Gold inched down on Monday, extending losses to a third session, on a lack of conviction the U.S. Federal Reserve would take measures to stimulate the economy anytime soon even after a disappointing jobs report.
U.S. non-farm payrolls increased by just 80,000 in June, lower than a forecast of 90,000, raising pressure on the Fed to do more to help the frail recovery.
"The market is not sure where prices should go and the sentiment is fragile," said Lynette Tan, an analyst at Phillip Futures, adding that prices are likely to remain rangebound for the time being with investors stuck in data-watching mode.
Though June's payrolls increase fell short of expectation, it still exceeded the May number and could be seen as a slight improvement, putting a damper on hopes for a third round of quantitative easing from the Fed, Tan added.
On June 1 gold jumped 4 percent at a surprisingly weak employment report which fuelled talks of further monetary easing from the Fed. The central bank's stance on easing has played a major role in the gold market this year.
Spot gold dropped to its lowest in almost two weeks of $1,575.89 an ounce, before recovering slightly to $1,580.09 an ounce by 0346 GMT.

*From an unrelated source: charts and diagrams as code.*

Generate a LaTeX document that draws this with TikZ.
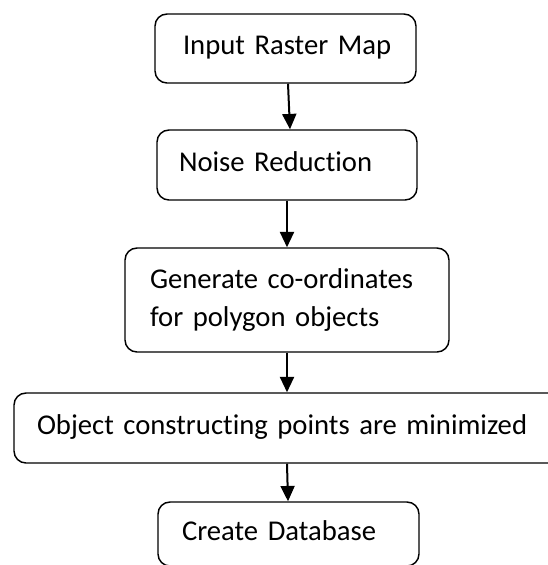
\documentclass[tikz,border=0pt]{standalone}
\usepackage{fontspec}
\setmainfont{Carlito}[Ligatures=NoCommon]
\usetikzlibrary{arrows.meta}
\begin{document}
\begin{tikzpicture}[x=0.75pt,y=-0.75pt,
  box/.style={draw, line width=1.1pt, rounded corners=9pt, align=left,
    inner ysep=0pt, font=\fontsize{21.5pt}{28.5pt}\selectfont},
  oneline/.style={text height=13.5pt, text depth=4.2pt},
  flow/.style={line width=1.5pt, -{Triangle[width=10.5pt,length=11.5pt]}}]
\useasboundingbox (0,0) rectangle (548,565);
\clip (0,0) rectangle (548,565);
\node[box, oneline, minimum width=261*0.75pt, minimum height=69*0.75pt,
  inner xsep=28*0.75pt, text width=205*0.75pt] (b1) at (285.5,48.5) {\mbox{Input Raster Map}};
\node[box, oneline, minimum width=260*0.75pt, minimum height=70*0.75pt,
  inner xsep=22*0.75pt, text width=216*0.75pt] (b2) at (287,165) {\mbox{Noise Reduction}};
\node[box, minimum width=324*0.75pt, minimum height=104*0.75pt,
  inner xsep=25*0.75pt, text width=274*0.75pt] (b3) at (287,300) {\mbox{Generate co-ordinates}\\\mbox{for polygon objects}};
\node[box, oneline, minimum width=566*0.75pt, minimum height=70*0.75pt,
  inner xsep=23*0.75pt, text width=520*0.75pt] (b4) at (297,428) {\mbox{Object constructing points are minimized}};
\node[box, oneline, minimum width=261*0.75pt, minimum height=64*0.75pt,
  inner xsep=24*0.75pt, text width=213*0.75pt] (b5) at (288.5,534) {\mbox{Create Database}};
\draw[flow] ([xshift=2.5*0.75pt]b1.south) -- ([xshift=3*0.75pt]b2.north);
\draw[flow] (b2.south) -- (b3.north);
\draw[flow] (b3.south) -- (b4.north -| b3.south);
\draw[flow] (b4.south -| b3.south) -- ([xshift=-0.5*0.75pt]b5.north);
\end{tikzpicture}
\end{document}
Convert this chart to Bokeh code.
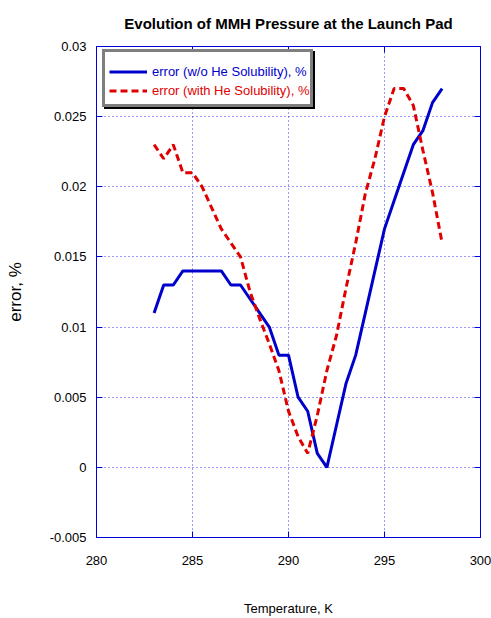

However, Reuters market analyst Wang Tao expects spot gold to fall to $1,540 an ounce during the day.
U.S. gold futures contract for August delivery was up 0.2 percent to $1,581.20.
The dollar and Treasuries trumped gold as top destinations for the flight to safety, as investors fretted about the global economic outlook with euro zone fighting its debt crisis and China showing signs of an economic slowdown.
China's annual consumer inflation in June cooled, giving Beijing more scope to ease monetary policy to support growth but potentially taking some heat off gold, a traditional hedge against inflation, in the world's upcoming biggest gold consumer.
Asia's physical gold market has been sluggish for a while, as the rangebound price moves did little to excite investors.
"India is not even responding to the stronger rupee," said a Singapore-based trader, "Physical supply seems high and scrap is coming into the market."
Hedge funds have also moved to the sidelines of the market as volatility <.GVX> drops, he added.